Bioland etc.: Der Druck auf Klärschlamm ausbringende Landwirte wird immer größer. Nicht nur unter Ökolabeln vermarktete Erzeugnisse müssen mittlerweile klärschlammfrei sein. Auch Großabnehmer wie Pfanni etc. verbieten den Landwirten eine Klärschlammausbringung. Perverserweise habe ich sowas auch von Herstellern von Rapsöl für den Antrieb von Motoren gehört.

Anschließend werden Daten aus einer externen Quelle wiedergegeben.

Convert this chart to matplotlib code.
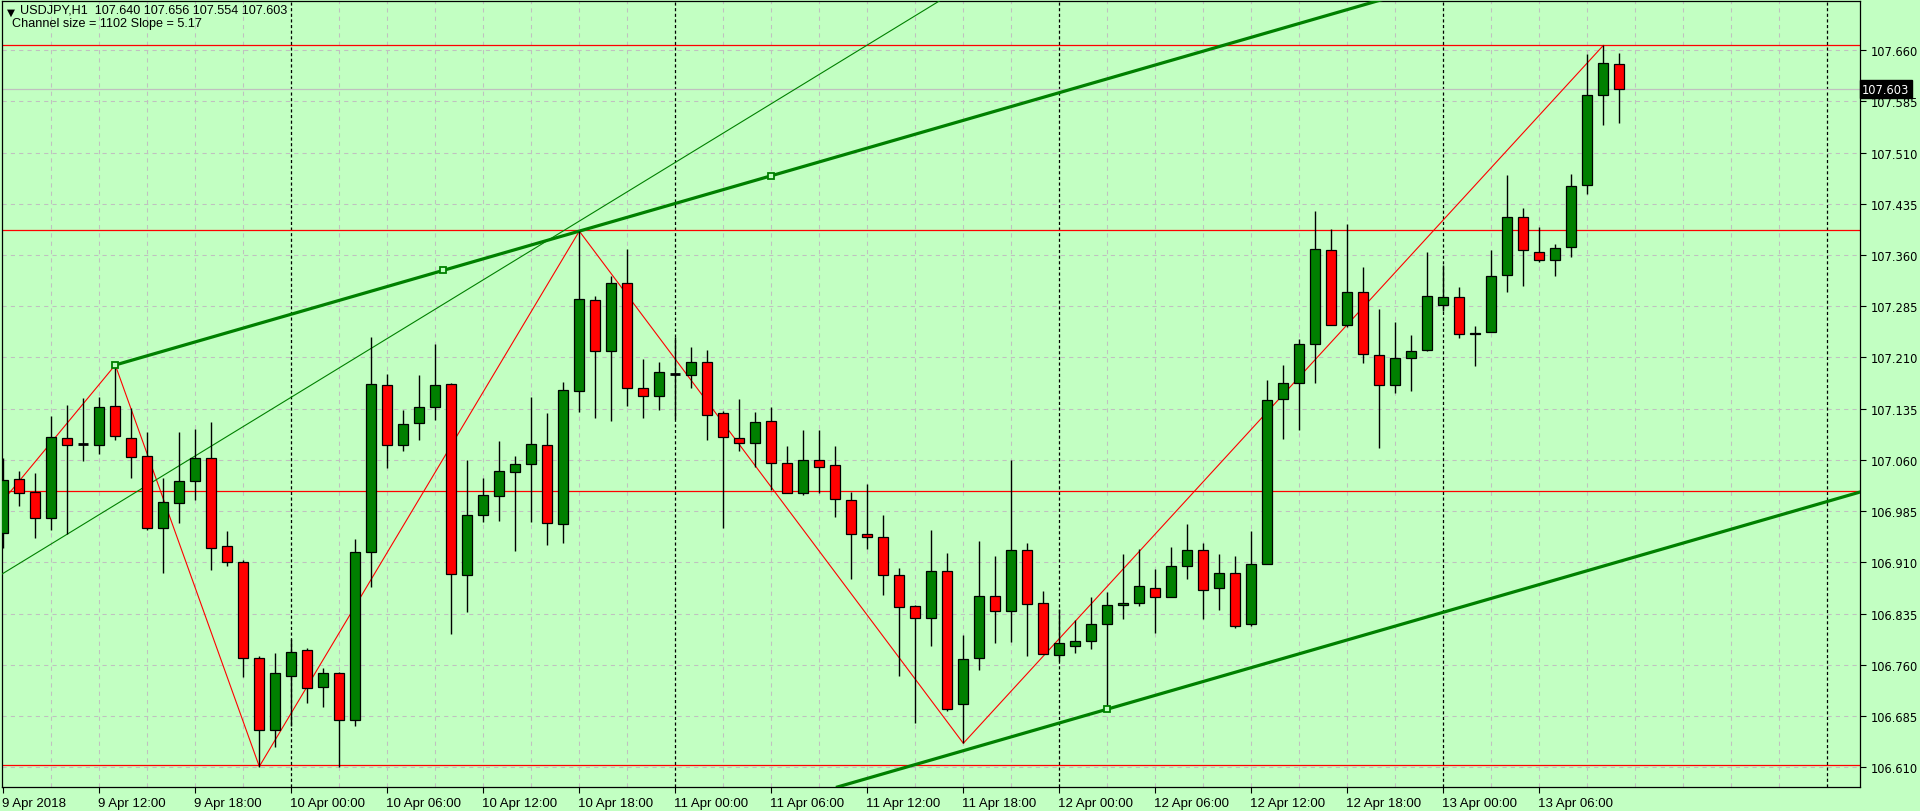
import matplotlib.pyplot as plt
import matplotlib.transforms as mtransforms
import numpy as np

# USDJPY H1, bar 0 = 9 Apr 2018 06:00, one bar per hour
opens = [106.953, 107.032, 107.013, 106.975, 107.092, 107.083, 107.082, 107.139, 107.092, 107.066,
         106.960, 106.997, 107.029, 107.063, 106.934, 106.911, 106.770, 106.665, 106.743, 106.782,
         106.728, 106.748, 106.679, 106.925, 107.169, 107.082, 107.114, 107.137, 107.171, 106.892,
         106.979, 107.007, 107.042, 107.054, 107.082, 106.966, 107.161, 107.294, 107.219, 107.319,
         107.166, 107.153, 107.186, 107.185, 107.203, 107.128, 107.092, 107.085, 107.117, 107.056,
         107.012, 107.060, 107.052, 107.001, 106.951, 106.947, 106.892, 106.846, 106.829, 106.898,
         106.702, 106.770, 106.861, 106.839, 106.928, 106.850, 106.775, 106.787, 106.795, 106.820,
         106.847, 106.850, 106.873, 106.859, 106.904, 106.928, 106.872, 106.895, 106.819, 106.908,
         107.149, 107.172, 107.230, 107.368, 107.258, 107.306, 107.213, 107.170, 107.209, 107.221,
         107.287, 107.298, 107.244, 107.247, 107.331, 107.416, 107.364, 107.353, 107.372, 107.462,
         107.594, 107.640]
highs = [107.063, 107.044, 107.041, 107.125, 107.141, 107.150, 107.152, 107.199, 107.136, 107.101,
         107.033, 107.101, 107.105, 107.116, 106.956, 106.914, 106.773, 106.777, 106.798, 106.784,
         106.755, 106.750, 106.944, 107.240, 107.186, 107.133, 107.184, 107.229, 107.172, 107.060,
         107.033, 107.087, 107.066, 107.152, 107.128, 107.174, 107.395, 107.300, 107.330, 107.369,
         107.208, 107.203, 107.240, 107.225, 107.221, 107.132, 107.149, 107.130, 107.137, 107.081,
         107.104, 107.104, 107.081, 107.013, 107.024, 106.980, 106.901, 106.848, 106.957, 106.923,
         106.803, 106.941, 106.919, 107.060, 106.938, 106.868, 106.842, 106.825, 106.859, 106.867,
         106.922, 106.930, 106.900, 106.933, 106.966, 106.938, 106.922, 106.920, 106.956, 107.177,
         107.199, 107.237, 107.424, 107.398, 107.406, 107.342, 107.281, 107.262, 107.243, 107.365,
         107.345, 107.313, 107.256, 107.368, 107.477, 107.429, 107.401, 107.376, 107.479, 107.655,
         107.667, 107.656]
lows = [106.931, 106.993, 106.946, 106.957, 106.952, 107.059, 107.068, 107.089, 107.033, 106.958,
        106.895, 106.968, 107.002, 106.899, 106.905, 106.742, 106.611, 106.640, 106.671, 106.704,
        106.698, 106.611, 106.671, 106.874, 107.048, 107.073, 107.089, 107.119, 106.805, 106.837,
        106.969, 106.970, 106.926, 106.969, 106.935, 106.938, 107.130, 107.121, 107.117, 107.139,
        107.121, 107.133, 107.120, 107.165, 107.089, 106.960, 107.073, 107.050, 107.016, 107.012,
        107.009, 107.011, 106.977, 106.886, 106.930, 106.862, 106.743, 106.674, 106.788, 106.693,
        106.645, 106.753, 106.792, 106.793, 106.773, 106.776, 106.766, 106.777, 106.783, 106.695,
        106.827, 106.846, 106.807, 106.859, 106.885, 106.827, 106.840, 106.814, 106.817, 106.908,
        107.090, 107.104, 107.173, 107.257, 107.255, 107.202, 107.077, 107.158, 107.161, 107.220,
        107.278, 107.238, 107.198, 107.247, 107.306, 107.314, 107.350, 107.329, 107.357, 107.449,
        107.551, 107.554]
closes = [107.031, 107.011, 106.975, 107.094, 107.082, 107.083, 107.138, 107.095, 107.064, 106.961,
          106.998, 107.029, 107.063, 106.931, 106.911, 106.770, 106.665, 106.748, 106.778, 106.726,
          106.748, 106.679, 106.925, 107.171, 107.082, 107.113, 107.137, 107.169, 106.893, 106.979,
          107.008, 107.044, 107.054, 107.084, 106.968, 107.163, 107.295, 107.220, 107.319, 107.166,
          107.153, 107.188, 107.186, 107.203, 107.126, 107.094, 107.085, 107.116, 107.055, 107.012,
          107.060, 107.050, 107.003, 106.951, 106.947, 106.891, 106.845, 106.829, 106.898, 106.695,
          106.769, 106.861, 106.839, 106.928, 106.849, 106.776, 106.792, 106.795, 106.820, 106.847,
          106.851, 106.875, 106.859, 106.904, 106.928, 106.870, 106.894, 106.817, 106.908, 107.148,
          107.173, 107.229, 107.369, 107.258, 107.306, 107.215, 107.170, 107.209, 107.219, 107.300,
          107.298, 107.244, 107.246, 107.329, 107.416, 107.367, 107.353, 107.370, 107.461, 107.594,
          107.641, 107.603]

# zigzag pivots (bar, price)
zz_bars = [-3, 7, 16, 36, 60, 100]
zz_prices = [106.916, 107.199, 106.611, 107.395, 106.645, 107.667]

# horizontal levels
levels = [107.667, 107.396, 107.014, 106.613]

# channel anchors
upper_a = (7, 107.199)
upper_b = (36, 107.395)
upper_marks = [7, 27.5, 48]
lower_anchor = (69, 106.695)
thin_a = (0, 106.894)
thin_b = (40, 107.467)

price_ticks = ['106.610', '106.685', '106.760', '106.835', '106.910', '106.985', '107.060',
               '107.135', '107.210', '107.285', '107.360', '107.435', '107.510', '107.585', '107.660']
time_labels = ['9 Apr 2018', '9 Apr 12:00', '9 Apr 18:00', '10 Apr 00:00', '10 Apr 06:00',
               '10 Apr 12:00', '10 Apr 18:00', '11 Apr 00:00', '11 Apr 06:00', '11 Apr 12:00',
               '11 Apr 18:00', '12 Apr 00:00', '12 Apr 06:00', '12 Apr 12:00', '12 Apr 18:00',
               '13 Apr 00:00', '13 Apr 06:00']
time_label_bars = [0] + list(range(6, 97, 6))
day_bars = [18, 42, 66, 90, 114]
last_price = 107.603
header = 'USDJPY,H1  107.640 107.656 107.554 107.603'
info = 'Channel size = 1102 Slope = 5.17'

BG = '#C2FFC2'
GREEN = '#008000'
RED = '#FF0000'

fig = plt.figure(figsize=(19.2, 8.12), dpi=100)
fig.set_facecolor(BG)
ax = fig.add_axes([2 / 1920, 24 / 812, 1858 / 1920, 786 / 812])
ax.set_facecolor(BG)
ax.set_xlim(-0.08, 116.04)
ax.set_ylim(106.581, 107.732)

# grid
tick_vals = [float(t) for t in price_ticks]
for p in tick_vals:
    ax.axhline(p, color='#C0C0C0', lw=0.75, ls=(0, (4, 4)), zorder=0)
for b in range(3, 117, 3):
    if b in day_bars:
        continue
    ax.axvline(b, color='#C0C0C0', lw=0.75, ls=(0, (4, 4)), zorder=0)
for b in day_bars:
    ax.axvline(b, color='black', lw=0.9, ls=(0, (2.5, 2)), zorder=1)

# bid line
ax.axhline(last_price, color='#C0C0C0', lw=0.9, zorder=1)

# horizontal levels and zigzag
for lv in levels:
    ax.axhline(lv, color=RED, lw=0.9, zorder=2)
ax.plot(zz_bars, zz_prices, color=RED, lw=0.8, zorder=2)

# channel
slope = (upper_b[1] - upper_a[1]) / (upper_b[0] - upper_a[0])
ray_x = np.array([upper_a[0], 130])
ax.plot(ray_x, upper_a[1] + slope * (ray_x - upper_a[0]), color=GREEN, lw=2.3, zorder=3,
        solid_capstyle='butt')
ax.axline(lower_anchor, slope=slope, color=GREEN, lw=2.3, zorder=3)
ax.axline(thin_a, thin_b, color=GREEN, lw=0.8, zorder=3)
mx = np.array(upper_marks)
ax.plot(mx, upper_a[1] + slope * (mx - upper_a[0]), ls='none', marker='s', ms=4.5,
        mfc=BG, mec=GREEN, mew=1.3, zorder=6)
ax.plot([lower_anchor[0]], [lower_anchor[1]], ls='none', marker='s', ms=4.5,
        mfc=BG, mec=GREEN, mew=1.3, zorder=6)

# candles
x = np.arange(len(opens))
o = np.array(opens)
c = np.array(closes)
ax.vlines(x, lows, highs, color='black', lw=1.0, zorder=4)
up = c > o
down = c < o
flat = c == o
w = 0.62
ax.bar(x[up], c[up] - o[up], bottom=o[up], width=w, color=GREEN, edgecolor='black',
       linewidth=0.9, zorder=5)
ax.bar(x[down], o[down] - c[down], bottom=c[down], width=w, color=RED, edgecolor='black',
       linewidth=0.9, zorder=5)
ax.hlines(c[flat], x[flat] - w / 2, x[flat] + w / 2, color='black', lw=2, zorder=5)

# axes style
for s in ax.spines.values():
    s.set_color('black')
    s.set_linewidth(0.9)
ax.yaxis.tick_right()
ax.set_yticks(tick_vals)
ax.set_yticklabels(price_ticks, fontsize=8.3, family='DejaVu Sans')
ax.tick_params(axis='y', direction='out', length=4, width=0.8, pad=3.5, colors='black')
ax.set_xticks(time_label_bars)
ax.set_xticklabels(time_labels, ha='left', fontsize=9.5,
                   family=['Liberation Sans Narrow', 'Liberation Sans', 'DejaVu Sans'])
ax.tick_params(axis='x', direction='out', length=4, width=0.8, pad=3, colors='black')
for lbl in ax.get_xticklabels():
    lbl.set_transform(lbl.get_transform() + mtransforms.ScaledTranslation(-1 / 100, 0, fig.dpi_scale_trans))

# last price tag
trans = mtransforms.blended_transform_factory(ax.transAxes, ax.transData)
ax.text(1.0012, last_price, '107.603', transform=trans, ha='left', va='center', fontsize=8.3,
        family='DejaVu Sans', color='white', zorder=10, clip_on=False,
        bbox=dict(boxstyle='square,pad=0.2', fc='black', ec='black'))

# header
fig.text(10.5 / 1920, 1 - 12.5 / 812, '\u25bc', ha='center', va='center', fontsize=7.5,
         family='DejaVu Sans', color='black')
fig.text(20.5 / 1920, 1 - 4.5 / 812, header, ha='left', va='top', fontsize=9.1,
         family=['Liberation Sans', 'DejaVu Sans'], color='black')
fig.text(12 / 1920, 1 - 18.5 / 812, info, ha='left', va='top', fontsize=9.1,
         family=['Liberation Sans', 'DejaVu Sans'], color='black')

fig.savefig('out.png', dpi=100, facecolor=BG)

Andererseits wird eben auch der finanzielle Druck auf die Landwirte immer größer und darum kann ich mir gut vorstellen, daß manche Landwirte gegen das Ausbringungsverbot ihrer Abnehmer verstossen.
'...was da alles drin sein kann': bei Gemeinden ohne Industrie kann im Klärschlamm nur das drin sein, was wir sch..... bzw. essen und trinken. Und da rechne ich allerdings mit dem Schlimmsten ('Geiz ist geil' auch bei Lebensmitteln).
'Klärschlamm läuft im Winter in den Bach': Schmarrn.
Einfluß auf das Bodenklima:
Neben der Düngewirkung spielt noch der organische Anteil im Klärschlamm eine Rolle bei der Ausbringung auf humusarme Böden.
Abschließend möchte ich noch anmerken, daß der Bund für Umwelt- und Naturschutz sich nach reiflicher Überlegung FÜR eine landwirtschaftliche Verwertung von Klärschlamm ausgesprochen hat.
Auf eine weitere angeregte Diskussion.